As for Obama failing to pass a budget – the planet I am on had news organisations which made it clear that it was the Republican Party that dragged things to the brink. I remember it – clearly. And while we are on the subject, why is it Obama’s fault that businesses are sitting on heaps of cash and not investing? That is a state of affairs that exists here in Europe and in the UK where I am, and it’s nothing to do with Obama, let me assure you. We don’t give him a second thought in deciding whether to expand our businesses or set up new ones and the so called ‘Obama Care’ thing doesn’t compute here, be assured. The reason I’m not opening a factory, or putting my all into a new business is as you say, lack of confidence, but that is to do with the fact that the whole western world is in a flat spin caused by vast debt, personal and government that was racked up before Obama came to the Oval Office. Banks (pretty much unregulated) right across the planet were sucked into funding property bubbles here and in the States – trillions of dollars, Euros and Pounds. The investments are largely worthless, or not to put too bleak a view on it, largely worth a great deal less than they were bought for.

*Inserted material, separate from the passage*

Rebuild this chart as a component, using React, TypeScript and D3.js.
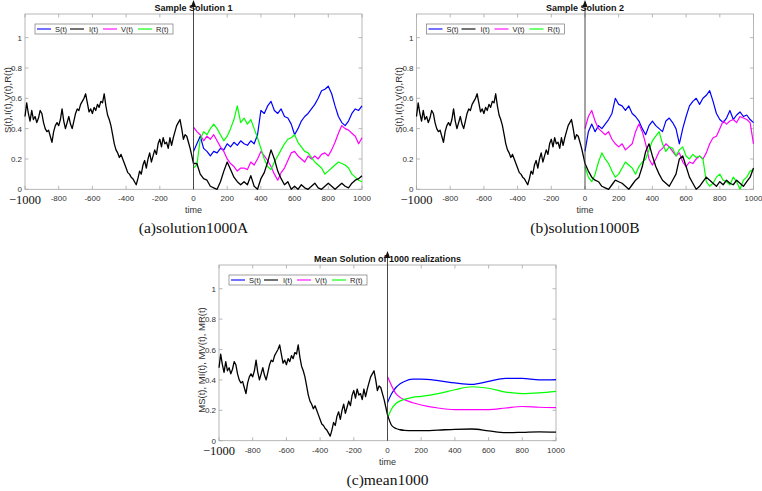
import React from "react";
import * as d3 from "d3";

// ---------- data ----------
const HIST_T = d3.range(-1000, 1, 10);
const HIST_I = [
  0.48, 0.57, 0.5, 0.45, 0.52, 0.46, 0.48, 0.44, 0.47, 0.52,
  0.5, 0.44, 0.4, 0.38, 0.39, 0.35, 0.31, 0.38, 0.42, 0.44,
  0.42, 0.46, 0.53, 0.45, 0.4, 0.44, 0.48, 0.43, 0.4, 0.45,
  0.5, 0.53, 0.52, 0.56, 0.58, 0.6, 0.63, 0.57, 0.51, 0.53,
  0.5, 0.54, 0.52, 0.56, 0.54, 0.58, 0.57, 0.63, 0.55, 0.49,
  0.46, 0.42, 0.36, 0.3, 0.26, 0.24, 0.21, 0.23, 0.2, 0.17,
  0.14, 0.11, 0.1, 0.08, 0.07, 0.05, 0.03, 0.07, 0.12, 0.1,
  0.16, 0.19, 0.14, 0.2, 0.24, 0.18, 0.22, 0.26, 0.23, 0.3,
  0.33, 0.28, 0.34, 0.3, 0.31, 0.27, 0.34, 0.29, 0.34, 0.38,
  0.42, 0.44, 0.46, 0.4, 0.33, 0.36, 0.35, 0.31, 0.27, 0.22,
  0.17,
];

const SIM_T = d3.range(0, 1001, 20);

const A_S = [0.25, 0.3, 0.35, 0.27, 0.25, 0.22, 0.25, 0.24, 0.27, 0.26, 0.3, 0.28, 0.31, 0.29, 0.32, 0.3, 0.29, 0.32, 0.3, 0.36, 0.52, 0.5, 0.55, 0.58, 0.52, 0.5, 0.53, 0.48, 0.47, 0.43, 0.36, 0.4, 0.45, 0.48, 0.5, 0.53, 0.56, 0.6, 0.65, 0.66, 0.68, 0.63, 0.55, 0.48, 0.44, 0.42, 0.45, 0.5, 0.53, 0.52, 0.55];
const A_I = [0.17, 0.17, 0.1, 0.07, 0.06, 0.02, 0.01, 0.0, 0.05, 0.12, 0.18, 0.13, 0.08, 0.05, 0.03, 0.05, 0.03, 0.09, 0.02, 0.0, 0.07, 0.11, 0.18, 0.26, 0.2, 0.12, 0.07, 0.03, 0.05, 0.0, 0.02, 0.0, 0.03, 0.01, 0.0, 0.02, 0.04, 0.01, 0.0, 0.02, 0.04, 0.02, 0.0, 0.02, 0.04, 0.02, 0.01, 0.04, 0.06, 0.07, 0.09];
const A_V = [0.41, 0.38, 0.36, 0.32, 0.35, 0.33, 0.36, 0.32, 0.28, 0.25, 0.2, 0.17, 0.15, 0.12, 0.14, 0.14, 0.13, 0.18, 0.16, 0.2, 0.25, 0.22, 0.19, 0.15, 0.1, 0.06, 0.11, 0.14, 0.19, 0.24, 0.25, 0.22, 0.2, 0.18, 0.22, 0.2, 0.22, 0.2, 0.23, 0.24, 0.22, 0.26, 0.31, 0.37, 0.42, 0.4, 0.39, 0.37, 0.35, 0.3, 0.34];
const A_R = [0.14, 0.16, 0.33, 0.38, 0.36, 0.4, 0.43, 0.4, 0.36, 0.32, 0.35, 0.4, 0.46, 0.55, 0.44, 0.47, 0.43, 0.46, 0.4, 0.34, 0.27, 0.2, 0.15, 0.13, 0.18, 0.22, 0.26, 0.3, 0.33, 0.34, 0.36, 0.31, 0.28, 0.25, 0.24, 0.21, 0.18, 0.16, 0.14, 0.1, 0.12, 0.14, 0.16, 0.18, 0.17, 0.16, 0.14, 0.1, 0.08, 0.06, 0.05];

const B_S = [0.25, 0.38, 0.43, 0.38, 0.42, 0.4, 0.43, 0.46, 0.5, 0.6, 0.56, 0.55, 0.52, 0.55, 0.5, 0.48, 0.45, 0.4, 0.36, 0.42, 0.45, 0.42, 0.4, 0.38, 0.45, 0.47, 0.44, 0.4, 0.3, 0.4, 0.48, 0.55, 0.58, 0.6, 0.56, 0.6, 0.62, 0.65, 0.58, 0.5, 0.46, 0.44, 0.47, 0.52, 0.46, 0.49, 0.51, 0.48, 0.49, 0.46, 0.44];
const B_I = [0.17, 0.12, 0.08, 0.06, 0.05, 0.02, 0.01, 0.0, 0.03, 0.06, 0.05, 0.04, 0.02, 0.0, 0.03, 0.06, 0.08, 0.15, 0.25, 0.3, 0.22, 0.15, 0.1, 0.06, 0.04, 0.02, 0.06, 0.1, 0.2, 0.22, 0.15, 0.08, 0.04, 0.0, 0.02, 0.05, 0.08, 0.06, 0.04, 0.02, 0.05, 0.03, 0.06, 0.04, 0.03, 0.06, 0.04, 0.02, 0.05, 0.08, 0.14];
const B_V = [0.4, 0.48, 0.52, 0.45, 0.4, 0.38, 0.36, 0.38, 0.33, 0.3, 0.28, 0.3, 0.26, 0.28, 0.3, 0.38, 0.43, 0.38, 0.3, 0.2, 0.16, 0.2, 0.25, 0.27, 0.3, 0.28, 0.25, 0.22, 0.24, 0.18, 0.15, 0.18, 0.17, 0.2, 0.22, 0.2, 0.24, 0.3, 0.34, 0.35, 0.4, 0.45, 0.43, 0.45, 0.46, 0.44, 0.48, 0.47, 0.46, 0.44, 0.3];
const B_R = [0.15, 0.08, 0.05, 0.1, 0.18, 0.24, 0.2, 0.17, 0.12, 0.08, 0.1, 0.14, 0.18, 0.16, 0.14, 0.1, 0.15, 0.18, 0.2, 0.26, 0.32, 0.35, 0.38, 0.3, 0.25, 0.28, 0.27, 0.22, 0.26, 0.28, 0.22, 0.2, 0.23, 0.21, 0.22, 0.2, 0.05, 0.02, 0.04, 0.08, 0.1, 0.06, 0.05, 0.03, 0.08, 0.05, 0.0, 0.06, 0.08, 0.12, 0.13];

const MEAN_T = [0, 25, 50, 75, 100, 150, 200, 300, 400, 500, 600, 700, 800, 900, 1000];
const C_S = [0.25, 0.31, 0.35, 0.375, 0.39, 0.405, 0.405, 0.395, 0.38, 0.37, 0.39, 0.41, 0.41, 0.4, 0.402];
const C_I = [0.17, 0.1, 0.08, 0.072, 0.068, 0.066, 0.066, 0.07, 0.075, 0.077, 0.065, 0.053, 0.055, 0.058, 0.056];
const C_V = [0.42, 0.36, 0.31, 0.285, 0.27, 0.25, 0.235, 0.215, 0.205, 0.205, 0.205, 0.215, 0.225, 0.22, 0.218];
const C_R = [0.15, 0.21, 0.245, 0.262, 0.272, 0.285, 0.292, 0.31, 0.335, 0.355, 0.345, 0.32, 0.31, 0.315, 0.325];

const X_TICKS = [-1000, -800, -600, -400, -200, 0, 200, 400, 600, 800, 1000];
const Y_TICKS = [0, 0.2, 0.4, 0.6, 0.8, 1];
const LEGEND = ["S(t)", "I(t)", "V(t)", "R(t)"];
const COLORS = ["#0000ff", "#000000", "#ff00ff", "#00ff00"];

type Series = { t: number[]; v: number[]; color: string };

const SANS = "Arial, 'Liberation Sans', Helvetica, sans-serif";
const SERIF = "'Times New Roman', 'Liberation Serif', serif";

function Panel(props: {
  left: number; top: number; right: number; bottom: number;
  title: string; ylabel: string; ylabelY: number; caption: string; captionY: number;
  series: Series[]; smooth?: boolean;
}) {
  const { left, top, right, bottom, title, ylabel, ylabelY, caption, captionY, series, smooth } = props;
  const x = d3.scaleLinear().domain([-1000, 1000]).range([left, right]);
  const y = d3.scaleLinear().domain([0, 1.156]).range([bottom, top]);
  const x0 = x(0);
  const tickLen = 3.5;
  const gray = "#a6a6a6";
  const lx = left + 10;
  const ly = top + 15;
  const legendItems = [
    { l0: 2, l1: 16, tx: 20 },
    { l0: 35, l1: 49, tx: 54 },
    { l0: 68, l1: 82, tx: 86 },
    { l0: 103, l1: 117, tx: 121 },
  ];
  return (
    <g>
      <rect x={left} y={top} width={right - left} height={bottom - top} fill="white" stroke={gray} strokeWidth={0.8} />
      {X_TICKS.map((t) => (
        <g key={"xt" + t}>
          <line x1={x(t)} x2={x(t)} y1={bottom} y2={bottom - tickLen} stroke={gray} strokeWidth={0.8} />
          <line x1={x(t)} x2={x(t)} y1={top} y2={top + tickLen} stroke={gray} strokeWidth={0.8} />
          {t === -1000 ? (
            <text x={x(t)} y={bottom + 14.5} fontFamily={SERIF} fontSize={12.5} textAnchor="middle" fill="#111">
              {"\u22121000"}
            </text>
          ) : (
            <text x={x(t)} y={bottom + 12} fontFamily={SANS} fontSize={8} textAnchor="middle" fill="#333">
              {t}
            </text>
          )}
        </g>
      ))}
      {Y_TICKS.map((v) => (
        <g key={"yt" + v}>
          <line x1={left} x2={left + tickLen} y1={y(v)} y2={y(v)} stroke={gray} strokeWidth={0.8} />
          <line x1={right} x2={right - tickLen} y1={y(v)} y2={y(v)} stroke={gray} strokeWidth={0.8} />
          <text x={left - 3} y={y(v) + 3} fontFamily={SANS} fontSize={8} textAnchor="end" fill="#333">
            {String(v)}
          </text>
        </g>
      ))}
      {series.map((s, i) => {
        const pts = s.t.map((t, k) => [t, s.v[k]] as [number, number]);
        const gen = d3.line<[number, number]>().x((d) => x(d[0])).y((d) => y(d[1]));
        if (smooth && s.t.length < 40) gen.curve(d3.curveMonotoneX);
        return (
          <path key={i} d={gen(pts) || ""} fill="none" stroke={s.color}
            strokeWidth={s.color === "#000000" ? 1.3 : 1.2} strokeLinejoin="round" />
        );
      })}
      <line x1={x0} x2={x0} y1={bottom} y2={top - 9} stroke="#333" strokeWidth={0.9} />
      <path d={`M${x0},${top - 14} L${x0 - 2.6},${top - 7} L${x0 + 2.6},${top - 7} Z`} fill="#111" />
      <text x={x0} y={top - 3} fontFamily={SANS} fontSize={9} fontWeight="bold" textAnchor="middle" fill="#111">
        {title}
      </text>
      <rect x={lx} y={top + 10} width={138} height={10} fill="white" stroke="#777" strokeWidth={0.7} />
      {legendItems.map((it, i) => (
        <g key={"lg" + i}>
          <line x1={lx + it.l0} x2={lx + it.l1} y1={ly} y2={ly} stroke={COLORS[i]} strokeWidth={1.1} />
          <text x={lx + it.tx} y={ly + 2.7} fontFamily={SANS} fontSize={7.5} fill="#222">
            {LEGEND[i]}
          </text>
        </g>
      ))}
      <text x={x0} y={bottom + 24} fontFamily={SANS} fontSize={9} textAnchor="middle" fill="#333">
        time
      </text>
      <text
        transform={`translate(${left - 14.5},${ylabelY}) rotate(-90)`}
        fontFamily={SANS}
        fontSize={9.5}
        textAnchor="middle"
        fill="#333"
      >
        {ylabel}
      </text>
      <text x={(left + right) / 2} y={captionY} fontFamily={SERIF} fontSize={15.5} textAnchor="middle" fill="#111">
        {caption}
      </text>
    </g>
  );
}

function sims(S: number[], I: number[], V: number[], R: number[]): Series[] {
  return [
    { t: HIST_T, v: HIST_I, color: COLORS[1] },
    { t: SIM_T, v: S, color: COLORS[0] },
    { t: SIM_T, v: V, color: COLORS[2] },
    { t: SIM_T, v: R, color: COLORS[3] },
    { t: SIM_T, v: I, color: COLORS[1] },
  ];
}

export default function App() {
  const meanSeries: Series[] = [
    { t: HIST_T, v: HIST_I, color: COLORS[1] },
    { t: MEAN_T, v: C_S, color: COLORS[0] },
    { t: MEAN_T, v: C_V, color: COLORS[2] },
    { t: MEAN_T, v: C_R, color: COLORS[3] },
    { t: MEAN_T, v: C_I, color: COLORS[1] },
  ];
  return (
    <svg
      width={762}
      height={491}
      viewBox="0 0 762 491"
      style={{ position: "absolute", left: 0, top: 0, background: "white" }}
    >
      <rect x={0} y={0} width={762} height={491} fill="white" />
      <Panel
        left={25} top={14} right={362} bottom={189.3}
        title="Sample Solution 1" ylabel="S(t),I(t),V(t),R(t)" ylabelY={100}
        caption="(a)solution1000A" captionY={233}
        series={sims(A_S, A_I, A_V, A_R)}
      />
      <Panel
        left={416.5} top={14} right={753.5} bottom={189.3}
        title="Sample Solution 2" ylabel="S(t),I(t),V(t),R(t)" ylabelY={100}
        caption="(b)solution1000B" captionY={233}
        series={sims(B_S, B_I, B_V, B_R)}
      />
      <Panel
        left={219} top={265} right={556} bottom={440.7}
        title="Mean Solution of 1000 realizations" ylabel="MS(t), MI(t), MV(t), MR(t)" ylabelY={360}
        caption="(c)mean1000" captionY={485}
        series={meanSeries} smooth
      />
    </svg>
  );
}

If you look wider Robert, you’ll see that the blame for the slack economy in the States IS far beyond anything Obama did or didn’t do.
Did you mention ‘the War’? That was Bush. Once in, you can’t (worse luck) just cut and run. Iraq? What on God’s earth was that about? The place is ten times worse than it was before. Afghanistan? How come Bush morphed the raison d’etre from removing al-Queda (which was done by March 2002) to eliminating the Taliban? That’s like setting a war aim of removing the Republicans, or the Democrats. The Taliban (and God knows, I hate them) are a substantial proportion of the people of that wasteland of a country in the Hindu Kush. They are the conservative elements of a tribal society. Their attitudes are beastly to our western eyes, their world view is – well, it’s impossible to understand, or sympathise with, but they amount to probably forty percent of the people of the Pashtun tribal belt. None of the dragging out of that war is Obama’s fault. He inherited it, and has in my view not made a bad fist of fighting it. It can not be won though – not in the triumphalist terms the Bush administration set. We need a face saving formula to get out of there, one that won’t cause us too much humiliation, because the only way to get rid of the Taliban is to exterminate the population, and I doubt many of us are up for that. The sooner the better. This spring, my nephew Peter is going back there as in infantry officer for the third time. Since he and his men were engaged by snipers, bombs and other deviant barbarism virtually every day on his first two six month tours, I have my fingers crossed.